- Description of the task:
Output all the data exactly. Pictures do not belong in the copy.

- Data excerpt:
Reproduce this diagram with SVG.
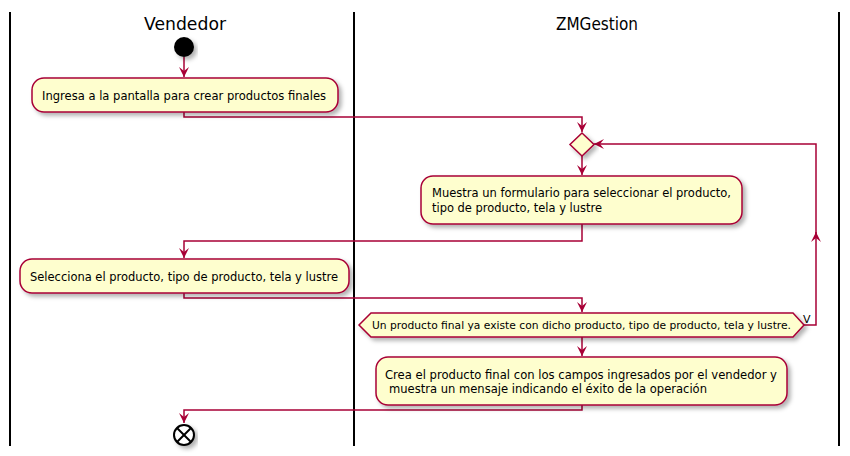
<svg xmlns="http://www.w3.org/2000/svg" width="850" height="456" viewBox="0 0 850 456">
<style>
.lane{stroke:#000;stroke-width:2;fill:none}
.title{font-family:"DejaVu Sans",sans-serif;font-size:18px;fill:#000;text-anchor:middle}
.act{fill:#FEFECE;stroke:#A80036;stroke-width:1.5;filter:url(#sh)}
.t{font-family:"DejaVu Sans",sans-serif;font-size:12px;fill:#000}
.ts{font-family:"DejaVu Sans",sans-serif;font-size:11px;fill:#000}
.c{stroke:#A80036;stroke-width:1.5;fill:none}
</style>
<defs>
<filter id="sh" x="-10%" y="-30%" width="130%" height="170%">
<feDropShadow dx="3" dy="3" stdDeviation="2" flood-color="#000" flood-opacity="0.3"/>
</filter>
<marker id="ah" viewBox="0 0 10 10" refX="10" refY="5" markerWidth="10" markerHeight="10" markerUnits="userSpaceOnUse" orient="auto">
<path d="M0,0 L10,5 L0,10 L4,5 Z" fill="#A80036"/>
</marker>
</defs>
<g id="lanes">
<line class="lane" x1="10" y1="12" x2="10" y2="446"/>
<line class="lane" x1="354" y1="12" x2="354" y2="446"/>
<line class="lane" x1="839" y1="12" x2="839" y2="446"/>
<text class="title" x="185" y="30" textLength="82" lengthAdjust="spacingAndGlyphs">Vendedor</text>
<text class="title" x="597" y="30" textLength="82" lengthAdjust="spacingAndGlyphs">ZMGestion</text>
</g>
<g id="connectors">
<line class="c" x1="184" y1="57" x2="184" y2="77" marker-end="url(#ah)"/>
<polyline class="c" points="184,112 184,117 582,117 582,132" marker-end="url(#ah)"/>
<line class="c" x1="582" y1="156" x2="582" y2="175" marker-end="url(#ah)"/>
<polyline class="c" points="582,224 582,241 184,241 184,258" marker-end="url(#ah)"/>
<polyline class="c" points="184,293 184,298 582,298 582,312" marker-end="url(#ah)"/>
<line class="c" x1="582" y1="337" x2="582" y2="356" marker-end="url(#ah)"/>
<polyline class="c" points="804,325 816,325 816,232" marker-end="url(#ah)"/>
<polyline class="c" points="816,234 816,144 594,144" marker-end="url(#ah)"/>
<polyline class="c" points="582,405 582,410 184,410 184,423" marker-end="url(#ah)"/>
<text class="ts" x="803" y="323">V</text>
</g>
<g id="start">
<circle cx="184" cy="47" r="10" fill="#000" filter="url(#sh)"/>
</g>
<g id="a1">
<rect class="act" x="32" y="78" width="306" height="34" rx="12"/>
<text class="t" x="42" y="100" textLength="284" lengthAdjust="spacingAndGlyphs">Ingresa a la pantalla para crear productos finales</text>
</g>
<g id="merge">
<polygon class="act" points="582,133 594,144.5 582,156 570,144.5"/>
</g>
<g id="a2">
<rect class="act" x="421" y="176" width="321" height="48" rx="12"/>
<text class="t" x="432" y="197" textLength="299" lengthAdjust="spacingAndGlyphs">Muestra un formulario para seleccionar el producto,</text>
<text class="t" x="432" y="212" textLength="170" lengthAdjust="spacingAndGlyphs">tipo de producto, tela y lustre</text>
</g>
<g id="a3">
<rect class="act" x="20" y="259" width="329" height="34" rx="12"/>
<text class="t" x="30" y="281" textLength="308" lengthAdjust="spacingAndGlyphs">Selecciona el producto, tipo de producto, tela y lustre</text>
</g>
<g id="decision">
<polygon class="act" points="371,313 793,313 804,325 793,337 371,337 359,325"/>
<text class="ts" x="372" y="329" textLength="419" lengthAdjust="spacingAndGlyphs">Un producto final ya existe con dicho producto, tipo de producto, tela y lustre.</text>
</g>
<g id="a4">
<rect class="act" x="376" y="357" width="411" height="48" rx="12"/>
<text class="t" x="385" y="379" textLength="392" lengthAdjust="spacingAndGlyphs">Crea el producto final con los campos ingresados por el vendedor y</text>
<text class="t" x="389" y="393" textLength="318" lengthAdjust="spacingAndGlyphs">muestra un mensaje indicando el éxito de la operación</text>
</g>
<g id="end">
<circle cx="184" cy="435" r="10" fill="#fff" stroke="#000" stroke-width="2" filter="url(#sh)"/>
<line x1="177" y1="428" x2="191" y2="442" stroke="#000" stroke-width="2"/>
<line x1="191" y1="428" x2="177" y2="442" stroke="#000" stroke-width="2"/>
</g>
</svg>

- Complete response:
Reproduce this diagram with SVG.
<svg xmlns="http://www.w3.org/2000/svg" width="850" height="456" viewBox="0 0 850 456">
<style>
.lane{stroke:#000;stroke-width:2;fill:none}
.title{font-family:"DejaVu Sans",sans-serif;font-size:18px;fill:#000;text-anchor:middle}
.act{fill:#FEFECE;stroke:#A80036;stroke-width:1.5;filter:url(#sh)}
.t{font-family:"DejaVu Sans",sans-serif;font-size:12px;fill:#000}
.ts{font-family:"DejaVu Sans",sans-serif;font-size:11px;fill:#000}
.c{stroke:#A80036;stroke-width:1.5;fill:none}
</style>
<defs>
<filter id="sh" x="-10%" y="-30%" width="130%" height="170%">
<feDropShadow dx="3" dy="3" stdDeviation="2" flood-color="#000" flood-opacity="0.3"/>
</filter>
<marker id="ah" viewBox="0 0 10 10" refX="10" refY="5" markerWidth="10" markerHeight="10" markerUnits="userSpaceOnUse" orient="auto">
<path d="M0,0 L10,5 L0,10 L4,5 Z" fill="#A80036"/>
</marker>
</defs>
<g id="lanes">
<line class="lane" x1="10" y1="12" x2="10" y2="446"/>
<line class="lane" x1="354" y1="12" x2="354" y2="446"/>
<line class="lane" x1="839" y1="12" x2="839" y2="446"/>
<text class="title" x="185" y="30" textLength="82" lengthAdjust="spacingAndGlyphs">Vendedor</text>
<text class="title" x="597" y="30" textLength="82" lengthAdjust="spacingAndGlyphs">ZMGestion</text>
</g>
<g id="connectors">
<line class="c" x1="184" y1="57" x2="184" y2="77" marker-end="url(#ah)"/>
<polyline class="c" points="184,112 184,117 582,117 582,132" marker-end="url(#ah)"/>
<line class="c" x1="582" y1="156" x2="582" y2="175" marker-end="url(#ah)"/>
<polyline class="c" points="582,224 582,241 184,241 184,258" marker-end="url(#ah)"/>
<polyline class="c" points="184,293 184,298 582,298 582,312" marker-end="url(#ah)"/>
<line class="c" x1="582" y1="337" x2="582" y2="356" marker-end="url(#ah)"/>
<polyline class="c" points="804,325 816,325 816,232" marker-end="url(#ah)"/>
<polyline class="c" points="816,234 816,144 594,144" marker-end="url(#ah)"/>
<polyline class="c" points="582,405 582,410 184,410 184,423" marker-end="url(#ah)"/>
<text class="ts" x="803" y="323">V</text>
</g>
<g id="start">
<circle cx="184" cy="47" r="10" fill="#000" filter="url(#sh)"/>
</g>
<g id="a1">
<rect class="act" x="32" y="78" width="306" height="34" rx="12"/>
<text class="t" x="42" y="100" textLength="284" lengthAdjust="spacingAndGlyphs">Ingresa a la pantalla para crear productos finales</text>
</g>
<g id="merge">
<polygon class="act" points="582,133 594,144.5 582,156 570,144.5"/>
</g>
<g id="a2">
<rect class="act" x="421" y="176" width="321" height="48" rx="12"/>
<text class="t" x="432" y="197" textLength="299" lengthAdjust="spacingAndGlyphs">Muestra un formulario para seleccionar el producto,</text>
<text class="t" x="432" y="212" textLength="170" lengthAdjust="spacingAndGlyphs">tipo de producto, tela y lustre</text>
</g>
<g id="a3">
<rect class="act" x="20" y="259" width="329" height="34" rx="12"/>
<text class="t" x="30" y="281" textLength="308" lengthAdjust="spacingAndGlyphs">Selecciona el producto, tipo de producto, tela y lustre</text>
</g>
<g id="decision">
<polygon class="act" points="371,313 793,313 804,325 793,337 371,337 359,325"/>
<text class="ts" x="372" y="329" textLength="419" lengthAdjust="spacingAndGlyphs">Un producto final ya existe con dicho producto, tipo de producto, tela y lustre.</text>
</g>
<g id="a4">
<rect class="act" x="376" y="357" width="411" height="48" rx="12"/>
<text class="t" x="385" y="379" textLength="392" lengthAdjust="spacingAndGlyphs">Crea el producto final con los campos ingresados por el vendedor y</text>
<text class="t" x="389" y="393" textLength="318" lengthAdjust="spacingAndGlyphs">muestra un mensaje indicando el éxito de la operación</text>
</g>
<g id="end">
<circle cx="184" cy="435" r="10" fill="#fff" stroke="#000" stroke-width="2" filter="url(#sh)"/>
<line x1="177" y1="428" x2="191" y2="442" stroke="#000" stroke-width="2"/>
<line x1="191" y1="428" x2="177" y2="442" stroke="#000" stroke-width="2"/>
</g>
</svg>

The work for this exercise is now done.